- DIRECTIVE
The required output consists solely of the lines from the one containing "Convert this chart to matplotlib code." down to the one containing "ov.axis('off')", both included, each quoted exactly.

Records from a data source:
——
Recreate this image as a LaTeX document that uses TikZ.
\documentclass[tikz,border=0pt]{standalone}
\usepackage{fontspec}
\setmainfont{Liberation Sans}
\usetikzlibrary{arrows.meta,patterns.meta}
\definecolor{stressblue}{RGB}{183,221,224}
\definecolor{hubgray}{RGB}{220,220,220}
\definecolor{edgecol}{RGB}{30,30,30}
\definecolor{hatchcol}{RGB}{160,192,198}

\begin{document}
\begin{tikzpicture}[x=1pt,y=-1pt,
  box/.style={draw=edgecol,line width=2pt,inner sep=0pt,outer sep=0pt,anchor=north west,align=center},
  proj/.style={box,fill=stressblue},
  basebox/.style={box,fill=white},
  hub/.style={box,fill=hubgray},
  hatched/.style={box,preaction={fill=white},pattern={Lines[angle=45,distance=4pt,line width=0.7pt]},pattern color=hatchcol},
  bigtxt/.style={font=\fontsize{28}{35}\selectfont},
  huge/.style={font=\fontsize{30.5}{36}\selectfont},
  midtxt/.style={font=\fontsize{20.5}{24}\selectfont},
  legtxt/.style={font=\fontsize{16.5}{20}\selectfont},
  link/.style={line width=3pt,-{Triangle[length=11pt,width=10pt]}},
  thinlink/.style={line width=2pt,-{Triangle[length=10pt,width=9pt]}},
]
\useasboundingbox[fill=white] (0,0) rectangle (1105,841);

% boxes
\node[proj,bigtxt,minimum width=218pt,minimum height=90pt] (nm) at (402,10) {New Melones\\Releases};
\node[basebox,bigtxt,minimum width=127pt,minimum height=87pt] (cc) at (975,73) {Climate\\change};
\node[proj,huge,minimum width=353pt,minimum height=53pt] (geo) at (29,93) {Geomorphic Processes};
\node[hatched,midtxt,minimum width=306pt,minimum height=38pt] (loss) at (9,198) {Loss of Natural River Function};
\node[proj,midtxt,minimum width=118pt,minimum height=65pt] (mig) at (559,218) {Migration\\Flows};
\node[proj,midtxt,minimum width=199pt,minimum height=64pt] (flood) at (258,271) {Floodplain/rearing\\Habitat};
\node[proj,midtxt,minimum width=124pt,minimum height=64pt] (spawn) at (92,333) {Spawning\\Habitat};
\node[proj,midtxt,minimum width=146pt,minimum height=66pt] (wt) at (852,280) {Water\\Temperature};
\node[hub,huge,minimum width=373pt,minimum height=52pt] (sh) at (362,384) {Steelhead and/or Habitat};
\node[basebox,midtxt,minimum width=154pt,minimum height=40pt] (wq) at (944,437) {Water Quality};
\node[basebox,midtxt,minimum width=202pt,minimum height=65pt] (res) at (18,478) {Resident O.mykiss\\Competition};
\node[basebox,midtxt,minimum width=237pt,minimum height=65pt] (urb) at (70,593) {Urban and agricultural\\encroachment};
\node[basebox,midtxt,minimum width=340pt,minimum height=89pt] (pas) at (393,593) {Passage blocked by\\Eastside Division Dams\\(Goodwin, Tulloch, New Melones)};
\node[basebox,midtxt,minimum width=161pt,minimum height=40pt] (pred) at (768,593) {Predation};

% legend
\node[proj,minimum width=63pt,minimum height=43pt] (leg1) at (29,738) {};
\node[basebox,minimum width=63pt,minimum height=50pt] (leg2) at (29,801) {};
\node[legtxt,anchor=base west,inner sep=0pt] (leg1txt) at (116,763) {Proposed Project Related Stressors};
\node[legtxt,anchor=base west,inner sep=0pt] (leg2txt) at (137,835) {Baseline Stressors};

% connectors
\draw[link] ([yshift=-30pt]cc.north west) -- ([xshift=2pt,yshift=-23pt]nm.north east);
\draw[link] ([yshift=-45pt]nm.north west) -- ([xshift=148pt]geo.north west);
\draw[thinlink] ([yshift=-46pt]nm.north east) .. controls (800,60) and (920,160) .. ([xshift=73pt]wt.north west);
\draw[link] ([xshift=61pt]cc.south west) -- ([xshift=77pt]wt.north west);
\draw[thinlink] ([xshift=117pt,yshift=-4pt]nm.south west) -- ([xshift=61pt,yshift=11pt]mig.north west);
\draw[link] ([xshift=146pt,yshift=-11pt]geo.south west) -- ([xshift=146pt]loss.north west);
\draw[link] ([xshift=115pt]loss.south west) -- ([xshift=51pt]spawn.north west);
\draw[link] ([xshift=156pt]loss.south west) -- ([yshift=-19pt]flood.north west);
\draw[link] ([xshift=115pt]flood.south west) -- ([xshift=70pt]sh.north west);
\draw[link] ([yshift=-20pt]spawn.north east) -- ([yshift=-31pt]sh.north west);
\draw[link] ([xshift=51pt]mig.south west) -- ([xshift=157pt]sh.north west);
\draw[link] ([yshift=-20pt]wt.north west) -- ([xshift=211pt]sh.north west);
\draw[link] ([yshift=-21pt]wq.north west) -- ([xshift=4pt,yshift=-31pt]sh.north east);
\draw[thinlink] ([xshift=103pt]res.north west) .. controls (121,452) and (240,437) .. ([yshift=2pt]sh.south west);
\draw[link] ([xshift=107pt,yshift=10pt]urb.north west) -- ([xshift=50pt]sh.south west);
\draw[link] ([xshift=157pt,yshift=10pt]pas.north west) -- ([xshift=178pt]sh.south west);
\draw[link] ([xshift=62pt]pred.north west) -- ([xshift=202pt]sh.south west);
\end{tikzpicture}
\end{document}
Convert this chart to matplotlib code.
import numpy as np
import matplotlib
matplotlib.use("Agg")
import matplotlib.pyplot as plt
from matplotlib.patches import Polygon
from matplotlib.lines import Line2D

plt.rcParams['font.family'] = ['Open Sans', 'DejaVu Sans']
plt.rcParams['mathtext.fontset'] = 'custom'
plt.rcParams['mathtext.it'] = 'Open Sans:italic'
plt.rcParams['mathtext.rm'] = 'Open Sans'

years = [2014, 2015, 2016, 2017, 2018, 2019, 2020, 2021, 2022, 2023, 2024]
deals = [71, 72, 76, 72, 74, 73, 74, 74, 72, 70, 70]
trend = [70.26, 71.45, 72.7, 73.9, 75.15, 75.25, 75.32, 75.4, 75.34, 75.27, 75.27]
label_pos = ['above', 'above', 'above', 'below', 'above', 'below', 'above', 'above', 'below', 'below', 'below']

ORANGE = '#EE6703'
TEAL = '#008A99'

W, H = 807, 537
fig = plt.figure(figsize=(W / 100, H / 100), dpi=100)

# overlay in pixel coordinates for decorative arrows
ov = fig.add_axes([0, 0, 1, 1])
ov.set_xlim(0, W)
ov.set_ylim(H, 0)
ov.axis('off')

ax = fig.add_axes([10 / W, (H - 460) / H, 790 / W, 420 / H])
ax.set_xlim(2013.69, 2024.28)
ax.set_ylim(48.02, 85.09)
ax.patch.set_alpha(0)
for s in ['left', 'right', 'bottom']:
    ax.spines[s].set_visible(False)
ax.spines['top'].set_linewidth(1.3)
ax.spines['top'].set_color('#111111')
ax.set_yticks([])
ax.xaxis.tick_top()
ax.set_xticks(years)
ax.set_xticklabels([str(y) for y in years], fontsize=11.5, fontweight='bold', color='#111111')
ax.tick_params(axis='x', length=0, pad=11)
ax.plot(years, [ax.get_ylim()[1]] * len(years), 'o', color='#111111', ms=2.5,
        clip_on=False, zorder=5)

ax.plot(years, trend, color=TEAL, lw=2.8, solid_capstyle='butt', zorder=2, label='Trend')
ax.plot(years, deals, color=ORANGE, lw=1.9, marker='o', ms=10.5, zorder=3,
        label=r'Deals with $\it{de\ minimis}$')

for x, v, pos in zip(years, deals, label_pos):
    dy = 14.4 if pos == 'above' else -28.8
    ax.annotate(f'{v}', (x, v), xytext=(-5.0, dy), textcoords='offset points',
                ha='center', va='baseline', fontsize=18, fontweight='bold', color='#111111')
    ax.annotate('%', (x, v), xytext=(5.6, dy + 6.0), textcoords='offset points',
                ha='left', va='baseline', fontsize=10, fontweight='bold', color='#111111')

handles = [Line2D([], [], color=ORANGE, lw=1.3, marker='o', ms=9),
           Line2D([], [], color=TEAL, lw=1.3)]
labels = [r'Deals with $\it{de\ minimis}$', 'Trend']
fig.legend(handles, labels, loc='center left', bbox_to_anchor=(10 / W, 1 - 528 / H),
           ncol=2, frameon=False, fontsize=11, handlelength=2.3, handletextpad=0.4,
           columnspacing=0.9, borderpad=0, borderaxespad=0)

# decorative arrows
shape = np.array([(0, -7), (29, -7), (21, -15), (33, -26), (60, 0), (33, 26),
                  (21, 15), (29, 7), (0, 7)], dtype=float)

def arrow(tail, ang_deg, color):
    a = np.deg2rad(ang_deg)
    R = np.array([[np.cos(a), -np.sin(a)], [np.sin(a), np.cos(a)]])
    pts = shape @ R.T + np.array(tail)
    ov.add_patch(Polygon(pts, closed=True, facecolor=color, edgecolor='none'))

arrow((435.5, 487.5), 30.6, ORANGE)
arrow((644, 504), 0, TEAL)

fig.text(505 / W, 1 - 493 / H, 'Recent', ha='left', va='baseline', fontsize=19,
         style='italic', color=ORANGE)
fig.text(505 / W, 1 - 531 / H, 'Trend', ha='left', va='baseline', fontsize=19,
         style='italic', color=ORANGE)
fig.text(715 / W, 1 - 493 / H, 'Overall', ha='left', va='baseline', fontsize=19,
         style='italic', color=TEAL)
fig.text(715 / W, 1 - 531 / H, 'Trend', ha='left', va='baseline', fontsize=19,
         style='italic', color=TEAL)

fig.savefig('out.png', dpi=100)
——
- EXPECTED ANSWER
Convert this chart to matplotlib code.
import numpy as np
import matplotlib
matplotlib.use("Agg")
import matplotlib.pyplot as plt
from matplotlib.patches import Polygon
from matplotlib.lines import Line2D

plt.rcParams['font.family'] = ['Open Sans', 'DejaVu Sans']
plt.rcParams['mathtext.fontset'] = 'custom'
plt.rcParams['mathtext.it'] = 'Open Sans:italic'
plt.rcParams['mathtext.rm'] = 'Open Sans'

years = [2014, 2015, 2016, 2017, 2018, 2019, 2020, 2021, 2022, 2023, 2024]
deals = [71, 72, 76, 72, 74, 73, 74, 74, 72, 70, 70]
trend = [70.26, 71.45, 72.7, 73.9, 75.15, 75.25, 75.32, 75.4, 75.34, 75.27, 75.27]
label_pos = ['above', 'above', 'above', 'below', 'above', 'below', 'above', 'above', 'below', 'below', 'below']

ORANGE = '#EE6703'
TEAL = '#008A99'

W, H = 807, 537
fig = plt.figure(figsize=(W / 100, H / 100), dpi=100)

# overlay in pixel coordinates for decorative arrows
ov = fig.add_axes([0, 0, 1, 1])
ov.set_xlim(0, W)
ov.set_ylim(H, 0)
ov.axis('off')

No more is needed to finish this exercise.